TIANJIN BINHAI URBAN DEVELOPMENT

Location: Tianjin (Beijing), China
Year: 2014
Typology: Masterplan
Area: 500.000 sqm
Client: Finim S.r.l.

In 2014, Scandurra Studio took part in the international competition for the regeneration masterplan of the commercial port of Tianjin, presenting a visionary proposal for a zero-impact urban district. The project is based on the principles of urban ecology and urban metabolism, envisioning a settlement system that functions like a living organism: self-sufficient, regenerative, open yet controlled. The masterplan proposes a green and porous urban fabric, served by lightweight infrastructures and powered by renewable energy sources, including a multifunctional artificial lake for water collection, microclimate regulation, and energy production, alongside widespread geothermal systems.

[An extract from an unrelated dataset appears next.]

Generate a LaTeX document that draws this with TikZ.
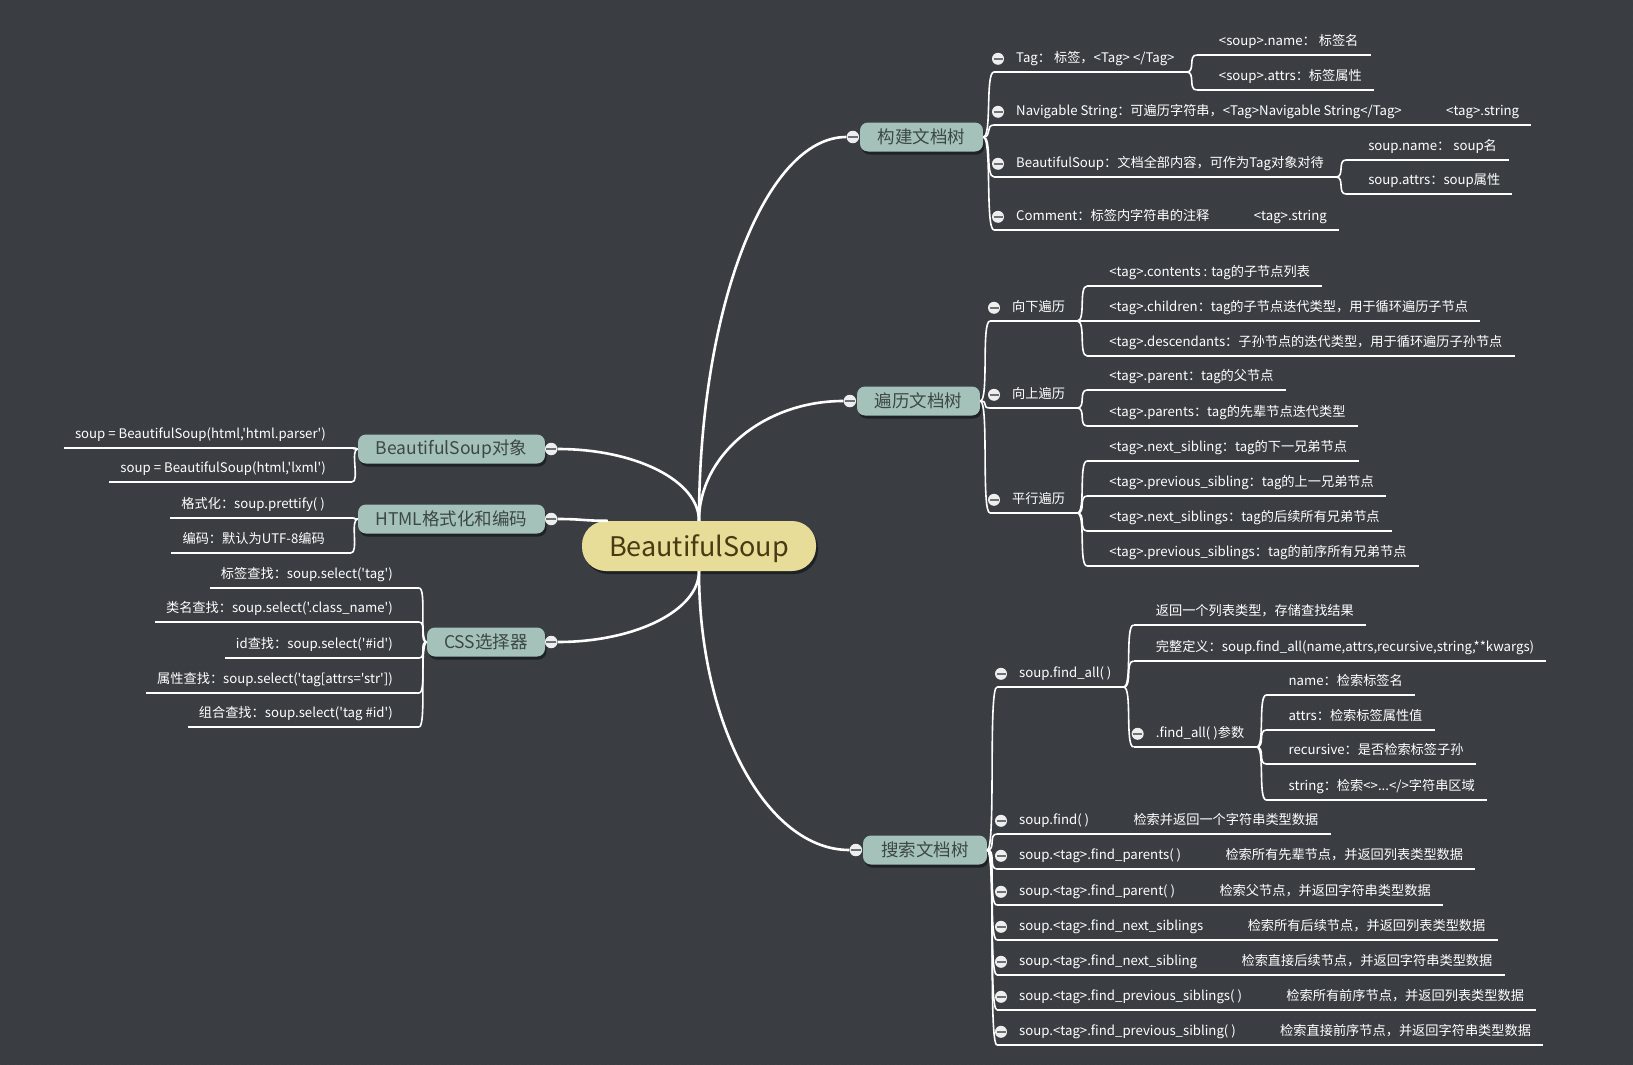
\documentclass[tikz,border=0pt]{standalone}
\usepackage{fontspec}
\setmainfont{Noto Sans CJK SC}[Ligatures=TeXOff]
\usetikzlibrary{positioning,shadows,patterns.meta}
\definecolor{bgc}{HTML}{3A3E43}
\definecolor{dotc}{HTML}{464A4F}
\definecolor{topicc}{HTML}{A4C2BA}
\definecolor{topictxt}{HTML}{3D4744}
\definecolor{rootc}{HTML}{E7DC98}
\definecolor{roottxt}{HTML}{4A3A12}
\definecolor{foldc}{HTML}{EEEEEE}
\definecolor{foldbar}{HTML}{6C7176}

\begin{document}
\begin{tikzpicture}[x=1pt, y=-1pt,
    wire/.style={white, line width=1.6pt},
    trunk/.style={white, line width=2.6pt},
    root/.style={rounded corners=24pt, fill=rootc, text=roottxt, font=\fontsize{27}{30}\selectfont,
      minimum width=234pt, minimum height=50pt, inner sep=0pt, text height=26pt, text depth=6pt,
      drop shadow={shadow xshift=2pt, shadow yshift=-3pt, opacity=.45, fill=black}},
    topic/.style={rounded corners=8pt, fill=topicc, text=topictxt, font=\fontsize{17.5}{20}\selectfont,
      minimum height=29pt, inner sep=0pt,
      drop shadow={shadow xshift=1.5pt, shadow yshift=-3pt, opacity=.45, fill=black}},
    leaf/.style={anchor=south west, text=white, font=\fontsize{13.2}{15}\selectfont,
      inner xsep=0pt, inner ysep=6.5pt, text height=10pt, text depth=3pt},
    lleaf/.style={leaf, anchor=south east},
    fold/.style={circle, fill=foldc, minimum size=12.5pt, inner sep=0pt,
      path picture={\draw[foldbar, line width=2.2pt] ([xshift=1.5pt]path picture bounding box.west) -- ([xshift=-1.5pt]path picture bounding box.east);}}]

  % 背景
  \useasboundingbox (0,0) rectangle (1633,1065);
  \fill[bgc] (0,0) rectangle (1633,1065);
  \fill[pattern={Dots[distance=8pt, radius=.6pt]}, pattern color=dotc] (0,0) rectangle (1633,1065);

  % 中心主题和分支主题
  \node[root] (root) at (699,546) {BeautifulSoup};
  \node[topic, minimum width=123pt] (t1) at (921.5,137) {构建文档树};
  \node[topic, minimum width=123pt] (t2) at (918.5,401) {遍历文档树};
  \node[topic, minimum width=124pt] (t3) at (925,850) {搜索文档树};
  \node[topic, minimum width=187pt] (l1) at (451.5,449) {BeautifulSoup对象};
  \node[topic, minimum width=187pt] (l2) at (451.5,519) {HTML格式化和编码};
  \node[topic, minimum width=118pt] (l3) at (486,642) {CSS选择器};

  % 构建文档树
  \node[leaf] (tag) at (1016,72) {Tag： 标签，<Tag> </Tag>};
  \node[leaf] (navstr) at (1016,125) {Navigable String：可遍历字符串，<Tag>Navigable String</Tag>};
  \node[leaf] (bsoup) at (1016,177) {BeautifulSoup：文档全部内容，可作为Tag对象对待};
  \node[leaf] (comment) at (1016,230) {Comment：标签内字符串的注释};
  \node[leaf, xshift=44pt] (tagname) at (tag.south east |- 0,55) {<soup>.name： 标签名};
  \node[leaf, xshift=44pt] (tagattrs) at (tag.south east |- 0,90) {<soup>.attrs：标签属性};
  \node[leaf, right=44pt of navstr] (navstr1) {<tag>.string};
  \node[leaf, xshift=44pt] (soupname) at (bsoup.south east |- 0,160) {soup.name： soup名};
  \node[leaf, xshift=44pt] (soupattrs) at (bsoup.south east |- 0,194) {soup.attrs：soup属性};
  \node[leaf, right=44pt of comment] (comment1) {<tag>.string};

  % 遍历文档树
  \node[leaf] (down) at (1012,321) {向下遍历};
  \node[leaf] (up) at (1012,408) {向上遍历};
  \node[leaf] (par) at (1012,513) {平行遍历};
  \node[leaf, xshift=44pt] (contents) at (down.south east |- 0,286) {<tag>.contents : tag的子节点列表};
  \node[leaf, xshift=44pt] (children) at (down.south east |- 0,321) {<tag>.children：tag的子节点迭代类型，用于循环遍历子节点};
  \node[leaf, xshift=44pt] (descendants) at (down.south east |- 0,356) {<tag>.descendants：子孙节点的迭代类型，用于循环遍历子孙节点};
  \node[leaf, xshift=44pt] (parent) at (up.south east |- 0,390) {<tag>.parent：tag的父节点};
  \node[leaf, xshift=44pt] (parents) at (up.south east |- 0,426) {<tag>.parents：tag的先辈节点迭代类型};
  \node[leaf, xshift=44pt] (nsib) at (par.south east |- 0,461) {<tag>.next\_sibling：tag的下一兄弟节点};
  \node[leaf, xshift=44pt] (psib) at (par.south east |- 0,496) {<tag>.previous\_sibling：tag的上一兄弟节点};
  \node[leaf, xshift=44pt] (nsibs) at (par.south east |- 0,531) {<tag>.next\_siblings：tag的后续所有兄弟节点};
  \node[leaf, xshift=44pt] (psibs) at (par.south east |- 0,566) {<tag>.previous\_siblings：tag的前序所有兄弟节点};

  % 搜索文档树
  \node[leaf] (findall) at (1019,687) {soup.find\_all( )};
  \node[leaf, xshift=44pt] (ret) at (findall.south east |- 0,625) {返回一个列表类型，存储查找结果};
  \node[leaf, xshift=44pt] (fulldef) at (findall.south east |- 0,661) {完整定义：soup.find\_all(name,attrs,recursive,string,**kwargs)};
  \node[leaf, xshift=44pt] (params) at (findall.south east |- 0,747) {.find\_all( )参数};
  \node[leaf, xshift=44pt] (pname) at (params.south east |- 0,695) {name：检索标签名};
  \node[leaf, xshift=44pt] (pattrs) at (params.south east |- 0,730) {attrs：检索标签属性值};
  \node[leaf, xshift=44pt] (precur) at (params.south east |- 0,764) {recursive：是否检索标签子孙};
  \node[leaf, xshift=44pt] (pstr) at (params.south east |- 0,800) {string：检索<>...</>字符串区域};
  \node[leaf] (find) at (1019,834) {soup.find( )};
  \node[leaf] (fparents) at (1019,869) {soup.<tag>.find\_parents( )};
  \node[leaf] (fparent) at (1019,905) {soup.<tag>.find\_parent( )};
  \node[leaf] (fnexts) at (1019,940) {soup.<tag>.find\_next\_siblings};
  \node[leaf] (fnext) at (1019,975) {soup.<tag>.find\_next\_sibling};
  \node[leaf] (fprevs) at (1019,1010) {soup.<tag>.find\_previous\_siblings( )};
  \node[leaf] (fprev) at (1019,1045) {soup.<tag>.find\_previous\_sibling( )};
  \node[leaf, right=44pt of find] (find1) {检索并返回一个字符串类型数据};
  \node[leaf, right=44pt of fparents] (fparents1) {检索所有先辈节点，并返回列表类型数据};
  \node[leaf, right=44pt of fparent] (fparent1) {检索父节点，并返回字符串类型数据};
  \node[leaf, right=44pt of fnexts] (fnexts1) {检索所有后续节点，并返回列表类型数据};
  \node[leaf, right=44pt of fnext] (fnext1) {检索直接后续节点，并返回字符串类型数据};
  \node[leaf, right=44pt of fprevs] (fprevs1) {检索所有前序节点，并返回列表类型数据};
  \node[leaf, right=44pt of fprev] (fprev1) {检索直接前序节点，并返回字符串类型数据};

  % 左侧三个分支
  \node[lleaf] (bs1) at (326,448) {soup = BeautifulSoup(html,'html.parser')};
  \node[lleaf] (bs2) at (326,482) {soup = BeautifulSoup(html,'lxml')};
  \node[lleaf] (fmt1) at (325,518) {格式化：soup.prettify( )};
  \node[lleaf] (fmt2) at (325,553) {编码：默认为UTF-8编码};
  \node[lleaf] (css1) at (393,588) {标签查找：soup.select('tag')};
  \node[lleaf] (css2) at (393,622) {类名查找：soup.select('.class\_name')};
  \node[lleaf] (css3) at (393,658) {id查找：soup.select('\#id')};
  \node[lleaf] (css4) at (393,693) {属性查找：soup.select('tag[attrs='str'])};
  \node[lleaf] (css5) at (393,727) {组合查找：soup.select('tag \#id')};

  % 下划线
  \foreach \n in {tag,tagname,tagattrs,navstr,navstr1,bsoup,soupname,soupattrs,comment,comment1,
      down,contents,children,descendants,up,parent,parents,par,nsib,psib,nsibs,psibs,
      findall,ret,fulldef,params,pname,pattrs,precur,pstr,find,find1,fparents,fparents1,
      fparent,fparent1,fnexts,fnexts1,fnext,fnext1,fprevs,fprevs1,fprev,fprev1}
    \draw[wire] ([xshift=-22pt]\n.south west) -- ([xshift=12pt]\n.south east);
  \foreach \n in {bs1,bs2,fmt1,fmt2,css1,css2,css3,css4,css5}
    \draw[wire] ([xshift=-11pt]\n.south west) -- ([xshift=26pt]\n.south east);

  % 连线
  \foreach \c in {tag,navstr,bsoup,comment}
    \draw[wire] (t1.east) .. controls +(9,0) and +(-9,0) .. ([xshift=-22pt]\c.south west);
  \foreach \c in {down,up,par}
    \draw[wire] (t2.east) .. controls +(9,0) and +(-9,0) .. ([xshift=-22pt]\c.south west);
  \foreach \c in {findall,find,fparents,fparent,fnexts,fnext,fprevs,fprev}
    \draw[wire] (t3.east) .. controls +(9,0) and +(-9,0) .. ([xshift=-22pt]\c.south west);
  \foreach \p/\c in {tag/tagname,tag/tagattrs,bsoup/soupname,bsoup/soupattrs,
      down/contents,down/children,down/descendants,up/parent,up/parents,
      par/nsib,par/psib,par/nsibs,par/psibs,findall/ret,findall/fulldef,findall/params,
      params/pname,params/pattrs,params/precur,params/pstr}
    \draw[wire] ([xshift=12pt]\p.south east) .. controls +(9,0) and +(-9,0) .. ([xshift=-22pt]\c.south west);
  \foreach \p/\c in {navstr/navstr1,comment/comment1,find/find1,fparents/fparents1,fparent/fparent1,
      fnexts/fnexts1,fnext/fnext1,fprevs/fprevs1,fprev/fprev1}
    \draw[wire] ([xshift=12pt]\p.south east) -- ([xshift=-22pt]\c.south west);
  \foreach \p/\c in {l1/bs1,l1/bs2,l2/fmt1,l2/fmt2,l3/css1,l3/css2,l3/css3,l3/css4,l3/css5}
    \draw[wire] (\p.west) .. controls +(-8,0) and +(8,0) .. ([xshift=26pt]\c.south east);

  % 折叠按钮
  \node[fold] (ft1) at ([xshift=-7pt]t1.west) {};
  \node[fold] (ft2) at ([xshift=-7pt]t2.west) {};
  \node[fold] (ft3) at ([xshift=-7pt]t3.west) {};
  \node[fold] (fl1) at ([xshift=6pt]l1.east) {};
  \node[fold] (fl2) at ([xshift=6pt]l2.east) {};
  \node[fold] (fl3) at ([xshift=6pt]l3.east) {};
  \foreach \n in {tag,navstr,bsoup,comment,down,up,par,findall,params,
      find,fparents,fparent,fnexts,fnext,fprevs,fprev}
    \node[fold, minimum size=12pt] (f-\n) at ([xshift=-18pt]\n.west) {};

  % 主干曲线
  \draw[trunk] (root.north) .. controls +(0,-212) and +(-81,0) .. (ft1.west);
  \draw[trunk] (root.north) .. controls +(0,-65) and +(-80,0) .. (ft2.west);
  \draw[trunk] (root.south) .. controls +(0,153) and +(-83,0) .. (ft3.west);
  \draw[trunk] (root.north) .. controls +(0,-40) and +(78,0) .. (fl1.east);
  \draw[trunk] ([xshift=26pt]root.north west) .. controls +(-24,0) and +(24,0) .. (fl2.east);
  \draw[trunk] (root.south) .. controls +(0,39) and +(78,0) .. (fl3.east);
\end{tikzpicture}
\end{document}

Scandurra Studio’s proposal transforms the flows of the district — energy, mobility, water, and waste — into spatial opportunities that generate meaning and identity, creating high-quality public spaces and recognizable urban elements. The project unfolds along the site’s main axes and integrates into a high-efficiency urban ecosystem. Its approach is distinguished by the use of landscape urbanism strategies, in which topography, water, and vegetation play an active design role, connecting territorial and architectural scales and intervening both in the landscape structure and urban form.
This vision addresses the contemporary challenges of environmental sustainability in high-density contexts, offering a replicable model of a livable, resilient, and identity-rich post-industrial district. Scandurra Studio’s proposal thus becomes an emblematic case study of urban regeneration, aligned with global climate agendas and emerging urban ecologies.


The project is set within the framework of China’s national strategy, the “New-Type Urbanization Plan (2014–2020)”, which promotes the transformation of disused industrial areas into sustainable neighborhoods. Tianjin, a coastal city and strategic hub in northeastern China, was among the first to adopt this approach. Its rapid expansion, which began with the establishment of the Binhai area in 1994, has led to significant environmental and territorial pressures, making an urban rethink imperative. Within this context, Scandurra Studio’s proposal offers a concrete and innovative contribution to shaping the city of the future.